To understand the commitment and love of baseball exhibited by Jones, you must go back to when he was 6 years old and trying out for a youth team.

He couldn't use his left hand because his left side had been weakened when oxygen was briefly cut off from his brain during a troubled childbirth, leaving him with cerebral palsy.


FOR THE RECORD:
Former Angel Jim Abbott was not a "one-armed" pitcher, as written below. Abbott was born without a right hand.

To make the team, he needed to figure out a way to throw a baseball.

"In kindergarten, I played tee ball," he said. "I didn't really throw, so I didn't really care I couldn't use my left hand. My mom and I were in the living room just thinking about it. We figured I could catch the ball with my right, take my glove off and throw the ball. We got the idea from Jim Abbott."

So there was Jones on the practice field wearing a left-handed glove on his right hand and taking it off trying to throw, similar to what Abbott, a one-armed left-handed pitcher with the Angels, used to do. But the public-address announcer started saying, "Can somebody please help the boy fix his glove?"

"I wanted to crawl into a hole," his mother, Candice, said.

Jones made the team. And, as the years went by, he continued to make teams by finding ways to succeed.

Batting is tough. He bats right-handed, but he can't follow through with both hands. He uses mostly his right hand to swing.

"We decided to raise him to work hard and not be set back by his disability," his mother said.

Now he's a member of the Simi Valley baseball team, catching fly balls with his left-handed glove in his right hand, then sending the glove flying while transferring the ball to his good hand and firing it toward the infield.

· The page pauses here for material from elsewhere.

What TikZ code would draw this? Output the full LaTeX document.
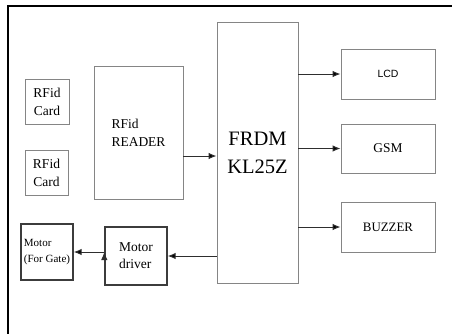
\documentclass[tikz,border=0pt]{standalone}
\usepackage{fontspec}
\setmainfont{Liberation Serif}
\newfontfamily\lcdfont{Liberation Sans}
\usepackage{tikz}
\usetikzlibrary{arrows.meta,calc,positioning}
\usepackage{xcolor}
\definecolor{boxgray}{HTML}{858585}
\definecolor{darkbox}{HTML}{3C3C3C}
\definecolor{arrgray}{HTML}{2E2E2E}
\tikzset{
blk/.style={draw=boxgray,line width=0.9pt,inner sep=0pt},
darkblk/.style={draw=darkbox,line width=1.4pt,inner sep=0pt,align=left},
arr/.style={-{Latex[length=8pt,width=6.5pt]},draw=arrgray,line width=1pt}
}
\begin{document}
\begin{tikzpicture}[x=1pt,y=-1pt]
\useasboundingbox (0,0) rectangle (452,333);
\draw[line width=2.6pt] (8,334) -- (8,6) -- (453,6);
\node[blk,minimum width=44,minimum height=45,font=\fontsize{13.5}{18}\selectfont,align=center] (card1) at (47,101.5) {RFid\\Card};
\node[blk,minimum width=43,minimum height=45,font=\fontsize{13.5}{18}\selectfont,align=center] (card2) at (46.5,172.5) {RFid\\Card};
\node[blk,minimum width=89,minimum height=133,font=\fontsize{13.5}{18}\selectfont,align=left] (reader) at (138.5,132.5) {RFid\\READER};
\node[blk,minimum width=81,minimum height=261,font=\fontsize{20.5}{28}\selectfont,align=center] (frdm) at (257.5,152.5) {FRDM\\KL25Z};
\node[blk,minimum width=94,minimum height=50,font=\lcdfont\fontsize{10.5}{12}\selectfont] (lcd) at (388,74) {LCD};
\node[blk,minimum width=94,minimum height=49,font=\fontsize{13.4}{16}\selectfont] (gsm) at (388,148.5) {GSM};
\node[blk,minimum width=94,minimum height=50,font=\fontsize{12.9}{16}\selectfont] (buzzer) at (388,227) {BUZZER};
\node[darkblk,minimum width=62,minimum height=58,font=\fontsize{13.5}{17}\selectfont] (driver) at (136,256) {Motor\\driver};
\node[darkblk,minimum width=52,minimum height=56,font=\fontsize{11}{16}\selectfont] (motor) at (47,252) {Motor\\(For Gate)};
\path[arr]
([yshift=-3.5]reader.east |- frdm.west) edge ([yshift=-3.5]frdm.west)
(frdm.east |- lcd.west) edge (lcd.west)
(frdm.east |- gsm.west) edge (gsm.west)
(frdm.east |- buzzer.west) edge (buzzer.west)
(frdm.west |- driver.east) edge (driver.east)
(driver.west |- motor.east) edge (motor.east);
\end{tikzpicture}
\end{document}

"It's flawless," Coach Matt La Belle said. "He does it routinely. It's not something he does for show. He does it for a need to be efficient and he does it very well."

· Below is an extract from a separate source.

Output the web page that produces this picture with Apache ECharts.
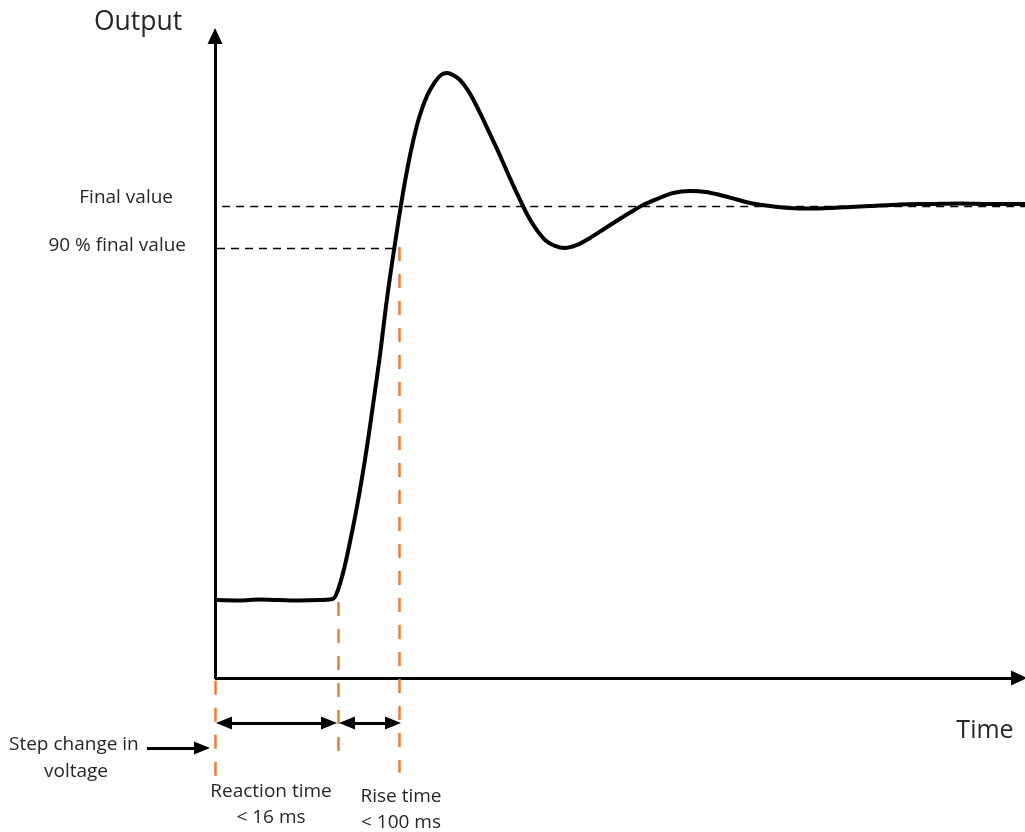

Jones has been on varsity since his sophomore year. He's a backup outfielder who has a 3.9 grade-point average and is admired by teammates for his intelligence and dedication.

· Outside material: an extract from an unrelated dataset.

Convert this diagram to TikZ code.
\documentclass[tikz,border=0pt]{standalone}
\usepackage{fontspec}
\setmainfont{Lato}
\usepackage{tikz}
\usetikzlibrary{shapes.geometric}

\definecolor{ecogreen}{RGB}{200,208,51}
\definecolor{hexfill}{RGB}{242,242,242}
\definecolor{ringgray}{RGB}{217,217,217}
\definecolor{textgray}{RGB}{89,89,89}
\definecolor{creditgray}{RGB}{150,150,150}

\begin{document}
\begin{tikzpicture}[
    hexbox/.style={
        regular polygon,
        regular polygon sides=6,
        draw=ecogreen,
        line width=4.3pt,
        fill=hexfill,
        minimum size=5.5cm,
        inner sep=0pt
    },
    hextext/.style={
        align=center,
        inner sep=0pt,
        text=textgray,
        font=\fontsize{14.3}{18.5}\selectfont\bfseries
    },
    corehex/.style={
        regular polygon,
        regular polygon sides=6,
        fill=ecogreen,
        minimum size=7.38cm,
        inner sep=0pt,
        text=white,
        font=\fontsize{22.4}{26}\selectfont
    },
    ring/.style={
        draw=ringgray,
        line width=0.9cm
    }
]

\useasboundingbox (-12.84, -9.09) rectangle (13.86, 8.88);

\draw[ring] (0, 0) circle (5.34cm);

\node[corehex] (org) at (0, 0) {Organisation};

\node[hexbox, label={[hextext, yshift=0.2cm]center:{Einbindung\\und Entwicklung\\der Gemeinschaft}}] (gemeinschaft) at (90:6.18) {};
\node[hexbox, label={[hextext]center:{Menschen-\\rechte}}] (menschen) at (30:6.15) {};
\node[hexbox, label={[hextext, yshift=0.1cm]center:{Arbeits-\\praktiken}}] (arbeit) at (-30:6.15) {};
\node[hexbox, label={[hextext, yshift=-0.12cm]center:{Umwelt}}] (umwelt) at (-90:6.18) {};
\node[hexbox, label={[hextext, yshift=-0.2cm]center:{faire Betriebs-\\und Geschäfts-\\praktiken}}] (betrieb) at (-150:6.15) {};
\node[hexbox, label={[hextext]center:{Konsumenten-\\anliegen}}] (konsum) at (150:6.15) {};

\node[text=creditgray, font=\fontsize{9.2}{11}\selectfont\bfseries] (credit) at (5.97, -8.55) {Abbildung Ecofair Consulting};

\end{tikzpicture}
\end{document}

"He's the nicest person I've ever met," said sophomore Jake Whipple.

"He's incredibly smart," senior Mykel Davis said.

La Belle has come to rely on Jones as an unofficial assistant pitching coach. He helps with signs, charts pitches and comes up with ideas on strategy.

"I love Cody's work ethic and love his inspiration," he said. "Without him knowing it or even wanting it, when you're around him, you become better. You understand how hard he works. You understand what he's gone through to get himself where he is. You kind of wonder, 'Am I doing everything I can?' I think our guys think the same way. That pushes everybody to get better."

Jones wants to keep reminding everyone not to make final conclusions without offering a chance for someone to prove himself.

"You shouldn't judge people by how they look or if anything's different, because they might be able to show you up in the game of baseball," he said.